Adding weight to the bar is the obvious form of progression. It is not the only one. Progressor surfaces six — and the right choice depends on what you've earned this week, not what you feel like doing.
Weight
The default — but only available once you've hit the top of your rep range on every working set last session. Add 2.5 kg upper body, 5 kg lower body. Graduation, not assumption.
Reps
Add one rep per set within your range. The safest move when you came close last session but didn't quite finish the top of the range on every set.
Sets
Add a working set. Pure volume increase, same load, same reps. Example: you've been on 4×8 with bench for two weeks and recovery feels solid — add a fifth set instead of chasing the next 2.5 kg.
Rest
Shorten rest by 15 seconds.

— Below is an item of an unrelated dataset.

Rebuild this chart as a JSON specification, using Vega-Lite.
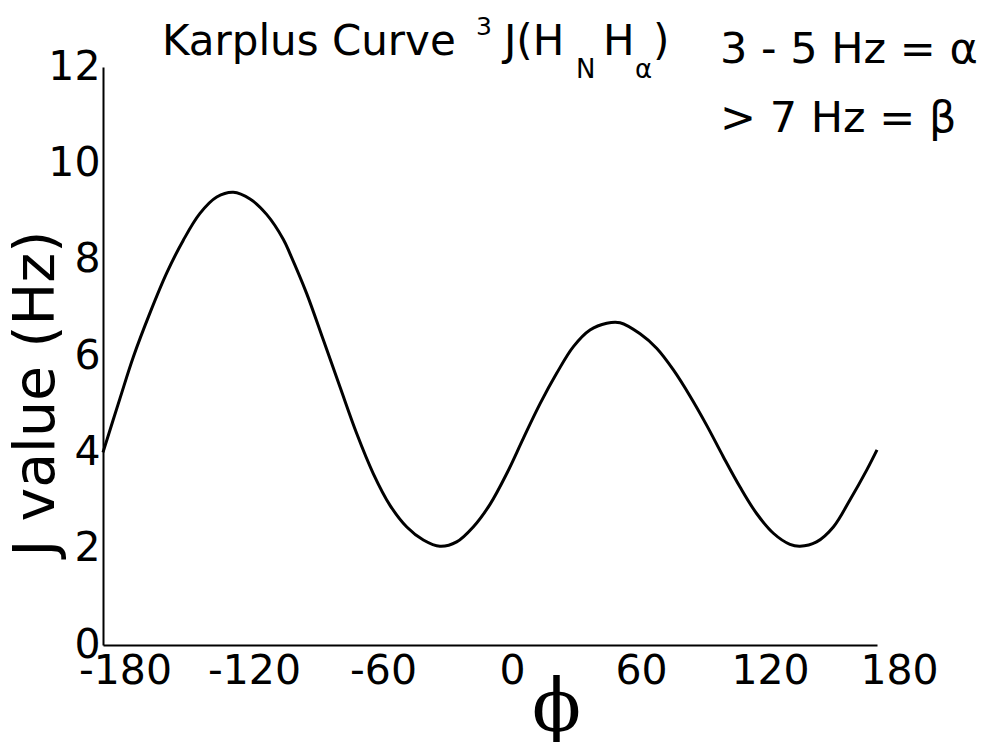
{
  "$schema": "https://vega.github.io/schema/vega-lite/v6.json",
  "autosize": "none",
  "width": 774,
  "height": 578,
  "padding": {"left": 103, "top": 67, "right": 113, "bottom": 97},
  "background": "white",
  "config": {
    "view": {"stroke": null},
    "axis": {"grid": false, "ticks": false, "domainColor": "black", "domainWidth": 2, "labelColor": "black", "titleColor": "black", "labelFont": "DejaVu Sans", "titleFont": "DejaVu Sans", "labelFlush": false, "labelOverlap": false}
  },
  "data": {
    "values": [
      {"phi": -180, "J": 4.0}, {"phi": -172.1, "J": 5.12}, {"phi": -165.9, "J": 5.98}, {"phi": -158.1, "J": 6.90},
      {"phi": -150.4, "J": 7.72}, {"phi": -142.7, "J": 8.40}, {"phi": -134.9, "J": 8.96}, {"phi": -127.1, "J": 9.30},
      {"phi": -119.4, "J": 9.40}, {"phi": -111.6, "J": 9.26}, {"phi": -103.9, "J": 8.94}, {"phi": -96.1, "J": 8.42},
      {"phi": -93.0, "J": 8.12}, {"phi": -85.3, "J": 7.30}, {"phi": -77.5, "J": 6.33}, {"phi": -69.8, "J": 5.36},
      {"phi": -62.0, "J": 4.39}, {"phi": -54.3, "J": 3.56}, {"phi": -46.5, "J": 2.90}, {"phi": -38.7, "J": 2.45},
      {"phi": -31.0, "J": 2.18}, {"phi": -23.3, "J": 2.05}, {"phi": -15.5, "J": 2.14}, {"phi": -7.8, "J": 2.45},
      {"phi": 0, "J": 2.92}, {"phi": 7.8, "J": 3.56}, {"phi": 15.5, "J": 4.29}, {"phi": 23.3, "J": 5.01},
      {"phi": 31.0, "J": 5.64}, {"phi": 38.7, "J": 6.19}, {"phi": 46.5, "J": 6.54}, {"phi": 54.3, "J": 6.68},
      {"phi": 60.5, "J": 6.69}, {"phi": 69.8, "J": 6.46}, {"phi": 77.5, "J": 6.16}, {"phi": 85.3, "J": 5.71},
      {"phi": 93.0, "J": 5.17}, {"phi": 100.8, "J": 4.56}, {"phi": 108.5, "J": 3.91}, {"phi": 116.3, "J": 3.28},
      {"phi": 124.0, "J": 2.73}, {"phi": 131.8, "J": 2.32}, {"phi": 139.5, "J": 2.09}, {"phi": 144.2, "J": 2.05},
      {"phi": 151.9, "J": 2.14}, {"phi": 159.7, "J": 2.45}, {"phi": 167.4, "J": 3.01}, {"phi": 175.2, "J": 3.63},
      {"phi": 180, "J": 4.05}
    ]
  },
  "layer": [
    {
      "mark": {"type": "line", "color": "black", "strokeWidth": 3, "interpolate": "catmull-rom"},
      "encoding": {
        "x": {"field": "phi", "type": "quantitative", "scale": {"domain": [-180, 180], "nice": false, "zero": false},
          "axis": {"values": [-180, -120, -60, 0, 60, 120, 180], "labelExpr": "'' + datum.value", "labelFontSize": 41, "labelPadding": 6, "labelOffset": 22,
            "title": "ϕ", "titleFont": "DejaVu Serif", "titleFontSize": 72, "titleFontWeight": "normal", "titleX": 453, "titleY": 85, "titleAlign": "center", "titleBaseline": "alphabetic"}},
        "y": {"field": "J", "type": "quantitative", "scale": {"domain": [0, 12], "nice": false},
          "axis": {"values": [0, 2, 4, 6, 8, 10, 12], "labelFontSize": 41, "labelPadding": 3, "labelBaseline": "middle",
            "title": "J value (Hz)", "titleFontSize": 57, "titleFontWeight": "normal", "titleAngle": -90, "titleX": -67, "titleY": 326, "titleAlign": "center", "titleBaseline": "middle"}}
      }
    },
    {"data": {"values": [{}]}, "mark": {"type": "text", "text": "Karplus Curve", "align": "left", "baseline": "alphabetic", "font": "DejaVu Sans", "fontSize": 42, "color": "black"},
      "encoding": {"x": {"datum": -152.6}, "y": {"datum": 12.24}}},
    {"data": {"values": [{}]}, "mark": {"type": "text", "text": "3", "align": "left", "baseline": "alphabetic", "font": "DejaVu Sans", "fontSize": 25, "color": "black"},
      "encoding": {"x": {"datum": -6.5}, "y": {"datum": 12.66}}},
    {"data": {"values": [{}]}, "mark": {"type": "text", "text": "J(H", "align": "left", "baseline": "alphabetic", "font": "DejaVu Sans", "fontSize": 42, "color": "black"},
      "encoding": {"x": {"datum": 6.5}, "y": {"datum": 12.24}}},
    {"data": {"values": [{}]}, "mark": {"type": "text", "text": "N", "align": "left", "baseline": "alphabetic", "font": "DejaVu Sans", "fontSize": 26, "color": "black"},
      "encoding": {"x": {"datum": 40.0}, "y": {"datum": 11.77}}},
    {"data": {"values": [{}]}, "mark": {"type": "text", "text": "H", "align": "left", "baseline": "alphabetic", "font": "DejaVu Sans", "fontSize": 42, "color": "black"},
      "encoding": {"x": {"datum": 52.6}, "y": {"datum": 12.24}}},
    {"data": {"values": [{}]}, "mark": {"type": "text", "text": "α", "align": "left", "baseline": "alphabetic", "font": "DejaVu Sans", "fontSize": 26, "color": "black"},
      "encoding": {"x": {"datum": 67.4}, "y": {"datum": 11.77}}},
    {"data": {"values": [{}]}, "mark": {"type": "text", "text": ")", "align": "left", "baseline": "alphabetic", "font": "DejaVu Sans", "fontSize": 42, "color": "black"},
      "encoding": {"x": {"datum": 75.8}, "y": {"datum": 12.24}}},
    {"data": {"values": [{}]}, "mark": {"type": "text", "text": "3 - 5 Hz = α", "align": "left", "baseline": "alphabetic", "font": "DejaVu Sans", "fontSize": 43, "color": "black"},
      "encoding": {"x": {"datum": 107.0}, "y": {"datum": 12.08}}},
    {"data": {"values": [{}]}, "mark": {"type": "text", "text": "> 7 Hz = β", "align": "left", "baseline": "alphabetic", "font": "DejaVu Sans", "fontSize": 43, "color": "black"},
      "encoding": {"x": {"datum": 107.0}, "y": {"datum": 10.65}}}
  ]
}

Same weight, same reps — harder session. Builds work capacity and density without touching the load. Best used in hypertrophy mesos.
Frequency
Add an extra session this week. Use when a lagging muscle group needs more weekly exposure than your current split allows. Common move: a second pull day.
Tempo
Slow the eccentric. Add a pause at the bottom. Control the concentric. Same kilograms, dramatically more time under tension — the most underrated progression for hypertrophy.
Progressor checks last session's data and shows you only the methods you've earned. You pick one. The app configures the rest.